Syslog forwared HAProxy logs filtering in Logstash

Repox picture Repox · Dec 8, 2014 · Viewed 9.2k times · Source

I'm having issues understanding how to do this correctly.

I have the following Logstash config:

input {
  lumberjack {
    port => 5000
    host => "127.0.0.1"
    ssl_certificate => "/etc/ssl/star_server_com.crt"
    ssl_key => "/etc/ssl/server.key"
    type => "somelogs"
 }
}

output {
  elasticsearch {
    protocol => "http"
    host => "es01.server.com"
  }
}

With logstash-forwarder, I'm pushing my haproxy.log file generated by syslog to logstash. Kibana then shows me a _source which looks like this:

{"message":"Dec 8 11:32:20 localhost haproxy[5543]: 217.116.219.53:47746 [08/Dec/2014:11:32:20.938] es_proxy es_proxy/es02.server.com 0/0/1/18/20 200 305 - - ---- 1/1/1/0/0 0/0 \"GET /_cluster/health HTTP/1.1\"","@version":"1","@timestamp":"2014-12-08T11:32:21.603Z","type":"syslog","file":"/var/log/haproxy.log","host":"haproxy.server.com","offset":"4728006"}

Now, this has to be filtered (somehow) and I have to admit I haven't got the slightest idea how.
Looking at the grok documentation and fiddling with the grok debugger I still haven't got anything useful out of Logstash and Kibana.

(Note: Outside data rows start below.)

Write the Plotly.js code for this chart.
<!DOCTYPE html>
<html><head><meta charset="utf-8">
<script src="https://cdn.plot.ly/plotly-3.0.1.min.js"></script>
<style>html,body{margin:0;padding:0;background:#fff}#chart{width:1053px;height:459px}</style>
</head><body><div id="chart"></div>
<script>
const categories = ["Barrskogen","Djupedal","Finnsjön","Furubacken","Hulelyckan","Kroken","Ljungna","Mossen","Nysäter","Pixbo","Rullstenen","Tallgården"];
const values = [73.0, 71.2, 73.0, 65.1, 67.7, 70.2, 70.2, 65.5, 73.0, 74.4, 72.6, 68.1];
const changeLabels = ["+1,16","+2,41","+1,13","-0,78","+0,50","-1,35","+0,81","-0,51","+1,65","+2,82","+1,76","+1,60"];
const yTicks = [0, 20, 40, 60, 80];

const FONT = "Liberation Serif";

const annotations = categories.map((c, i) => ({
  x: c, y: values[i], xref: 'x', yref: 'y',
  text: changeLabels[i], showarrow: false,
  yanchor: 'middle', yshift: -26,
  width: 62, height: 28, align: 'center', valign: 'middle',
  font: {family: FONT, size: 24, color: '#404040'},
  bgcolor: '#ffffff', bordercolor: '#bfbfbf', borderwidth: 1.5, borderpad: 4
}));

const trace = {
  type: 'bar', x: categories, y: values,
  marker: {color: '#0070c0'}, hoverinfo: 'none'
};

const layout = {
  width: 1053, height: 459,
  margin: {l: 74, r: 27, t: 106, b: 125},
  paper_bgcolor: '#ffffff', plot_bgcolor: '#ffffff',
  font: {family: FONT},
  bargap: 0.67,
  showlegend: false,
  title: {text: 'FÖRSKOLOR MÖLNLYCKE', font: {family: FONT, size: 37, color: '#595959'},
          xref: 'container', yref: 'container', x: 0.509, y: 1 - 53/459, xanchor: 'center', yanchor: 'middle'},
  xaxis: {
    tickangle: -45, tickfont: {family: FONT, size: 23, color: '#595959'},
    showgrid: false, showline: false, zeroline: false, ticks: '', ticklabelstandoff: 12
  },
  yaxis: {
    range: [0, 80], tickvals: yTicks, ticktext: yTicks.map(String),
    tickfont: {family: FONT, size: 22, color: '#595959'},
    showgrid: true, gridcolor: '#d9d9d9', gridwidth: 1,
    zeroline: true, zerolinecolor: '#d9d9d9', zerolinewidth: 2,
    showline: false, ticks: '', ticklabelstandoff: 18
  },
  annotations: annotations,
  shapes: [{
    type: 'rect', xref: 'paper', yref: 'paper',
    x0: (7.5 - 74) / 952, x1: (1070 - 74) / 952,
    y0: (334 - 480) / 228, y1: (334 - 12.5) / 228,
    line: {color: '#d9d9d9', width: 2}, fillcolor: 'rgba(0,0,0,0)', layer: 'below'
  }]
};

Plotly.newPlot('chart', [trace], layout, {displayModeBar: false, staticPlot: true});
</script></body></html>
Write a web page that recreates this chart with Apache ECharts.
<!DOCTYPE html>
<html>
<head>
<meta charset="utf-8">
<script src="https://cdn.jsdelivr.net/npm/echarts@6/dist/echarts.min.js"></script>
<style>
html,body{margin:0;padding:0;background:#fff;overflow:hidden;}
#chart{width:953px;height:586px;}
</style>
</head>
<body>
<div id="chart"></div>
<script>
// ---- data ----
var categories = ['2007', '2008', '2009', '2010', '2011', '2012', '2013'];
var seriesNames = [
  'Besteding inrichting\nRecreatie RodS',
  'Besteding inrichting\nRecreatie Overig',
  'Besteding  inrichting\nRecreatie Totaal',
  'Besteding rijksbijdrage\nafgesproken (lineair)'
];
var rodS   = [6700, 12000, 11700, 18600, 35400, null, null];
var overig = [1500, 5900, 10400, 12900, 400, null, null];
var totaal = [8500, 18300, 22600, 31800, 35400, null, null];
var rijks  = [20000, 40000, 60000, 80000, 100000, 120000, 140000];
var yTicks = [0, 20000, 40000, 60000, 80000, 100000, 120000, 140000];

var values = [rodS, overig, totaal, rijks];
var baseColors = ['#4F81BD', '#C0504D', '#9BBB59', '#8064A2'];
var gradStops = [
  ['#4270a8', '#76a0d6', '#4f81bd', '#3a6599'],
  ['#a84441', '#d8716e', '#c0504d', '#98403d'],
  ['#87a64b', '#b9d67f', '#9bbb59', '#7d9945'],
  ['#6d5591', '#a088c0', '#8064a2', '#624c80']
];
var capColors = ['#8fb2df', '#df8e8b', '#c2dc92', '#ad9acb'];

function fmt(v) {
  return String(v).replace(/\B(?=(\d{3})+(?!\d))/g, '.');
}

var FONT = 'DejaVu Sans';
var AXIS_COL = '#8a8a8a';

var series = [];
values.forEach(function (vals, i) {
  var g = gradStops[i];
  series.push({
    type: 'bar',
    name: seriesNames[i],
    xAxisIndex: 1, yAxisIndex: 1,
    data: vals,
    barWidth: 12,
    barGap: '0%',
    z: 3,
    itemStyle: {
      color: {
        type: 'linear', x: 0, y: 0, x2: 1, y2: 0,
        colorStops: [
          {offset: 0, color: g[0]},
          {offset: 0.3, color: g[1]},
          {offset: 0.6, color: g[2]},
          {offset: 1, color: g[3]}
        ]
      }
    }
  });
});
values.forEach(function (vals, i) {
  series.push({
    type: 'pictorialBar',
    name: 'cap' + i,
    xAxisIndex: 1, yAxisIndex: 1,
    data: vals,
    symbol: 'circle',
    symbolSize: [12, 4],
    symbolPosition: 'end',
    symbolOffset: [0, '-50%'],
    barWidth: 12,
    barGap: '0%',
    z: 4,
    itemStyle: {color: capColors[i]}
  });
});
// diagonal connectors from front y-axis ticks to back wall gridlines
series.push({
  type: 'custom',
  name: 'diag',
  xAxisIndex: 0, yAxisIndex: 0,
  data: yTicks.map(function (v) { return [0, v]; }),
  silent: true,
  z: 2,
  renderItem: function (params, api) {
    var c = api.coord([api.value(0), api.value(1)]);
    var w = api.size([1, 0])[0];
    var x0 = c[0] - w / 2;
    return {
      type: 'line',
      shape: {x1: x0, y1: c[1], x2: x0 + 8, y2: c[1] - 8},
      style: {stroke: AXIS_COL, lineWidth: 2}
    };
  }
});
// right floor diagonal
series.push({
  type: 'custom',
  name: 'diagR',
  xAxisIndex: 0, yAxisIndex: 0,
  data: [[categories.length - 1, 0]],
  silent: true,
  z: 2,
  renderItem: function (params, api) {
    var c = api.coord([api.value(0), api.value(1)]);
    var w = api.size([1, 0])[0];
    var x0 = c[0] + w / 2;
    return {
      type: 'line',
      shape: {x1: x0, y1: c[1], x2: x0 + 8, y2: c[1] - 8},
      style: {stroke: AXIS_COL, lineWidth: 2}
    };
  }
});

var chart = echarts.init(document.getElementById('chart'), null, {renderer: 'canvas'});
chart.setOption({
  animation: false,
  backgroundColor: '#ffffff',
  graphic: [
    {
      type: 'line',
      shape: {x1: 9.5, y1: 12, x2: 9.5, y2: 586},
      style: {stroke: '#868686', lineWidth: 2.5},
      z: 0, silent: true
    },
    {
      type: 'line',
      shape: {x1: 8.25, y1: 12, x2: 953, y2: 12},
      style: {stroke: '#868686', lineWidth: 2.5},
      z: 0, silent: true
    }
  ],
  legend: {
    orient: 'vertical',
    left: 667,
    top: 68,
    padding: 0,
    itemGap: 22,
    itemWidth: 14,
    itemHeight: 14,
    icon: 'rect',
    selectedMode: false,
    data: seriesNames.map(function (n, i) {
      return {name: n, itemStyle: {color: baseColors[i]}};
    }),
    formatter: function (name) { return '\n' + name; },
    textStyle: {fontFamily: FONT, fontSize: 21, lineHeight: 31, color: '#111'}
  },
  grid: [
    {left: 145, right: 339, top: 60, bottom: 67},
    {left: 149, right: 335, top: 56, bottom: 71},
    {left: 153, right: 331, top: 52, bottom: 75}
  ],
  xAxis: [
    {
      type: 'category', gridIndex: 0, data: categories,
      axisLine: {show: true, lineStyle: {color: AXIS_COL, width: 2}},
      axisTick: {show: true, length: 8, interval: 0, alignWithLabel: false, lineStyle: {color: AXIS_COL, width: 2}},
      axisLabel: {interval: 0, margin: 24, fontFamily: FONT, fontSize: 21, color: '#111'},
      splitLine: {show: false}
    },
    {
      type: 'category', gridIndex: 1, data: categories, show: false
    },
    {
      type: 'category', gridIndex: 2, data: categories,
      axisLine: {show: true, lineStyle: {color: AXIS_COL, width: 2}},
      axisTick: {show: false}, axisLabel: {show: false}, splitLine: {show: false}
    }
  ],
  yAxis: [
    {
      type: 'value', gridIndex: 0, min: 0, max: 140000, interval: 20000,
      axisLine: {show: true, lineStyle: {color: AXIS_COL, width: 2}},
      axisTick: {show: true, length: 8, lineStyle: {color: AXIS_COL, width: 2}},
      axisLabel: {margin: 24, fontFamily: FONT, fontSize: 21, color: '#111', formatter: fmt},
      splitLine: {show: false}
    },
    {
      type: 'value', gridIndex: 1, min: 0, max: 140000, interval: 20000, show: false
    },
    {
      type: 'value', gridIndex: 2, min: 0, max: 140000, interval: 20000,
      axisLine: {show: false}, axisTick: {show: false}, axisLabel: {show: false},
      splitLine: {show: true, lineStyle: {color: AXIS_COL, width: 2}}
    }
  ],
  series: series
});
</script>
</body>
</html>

I've been scanning the patterns directory and their files, and I can't say I understand how to use them. I was hoping that providing a filter with a haproxy pattern Logstash would match the pattern from my _source but that was without any luck.

Answer

Magnus Bäck picture Magnus Bäck · Dec 8, 2014

You're in luck since there already is a predefined grok pattern that appears to parse this exact type of log. All you have to do is refer to it in a grok filter:

filter {
  grok {
    match => ["message", "%{HAPROXYHTTP}"]
  }
}

%{HAPROXYHTTP} will be recursively expanded according to the pattern definition and each interesting piece in every line of input will be extracted to its own field. You may also want to remove the 'message' field after a successful application of the grok filter since it contains redundant data anyway; just add remove_field => ["message"] to the grok filter declaration.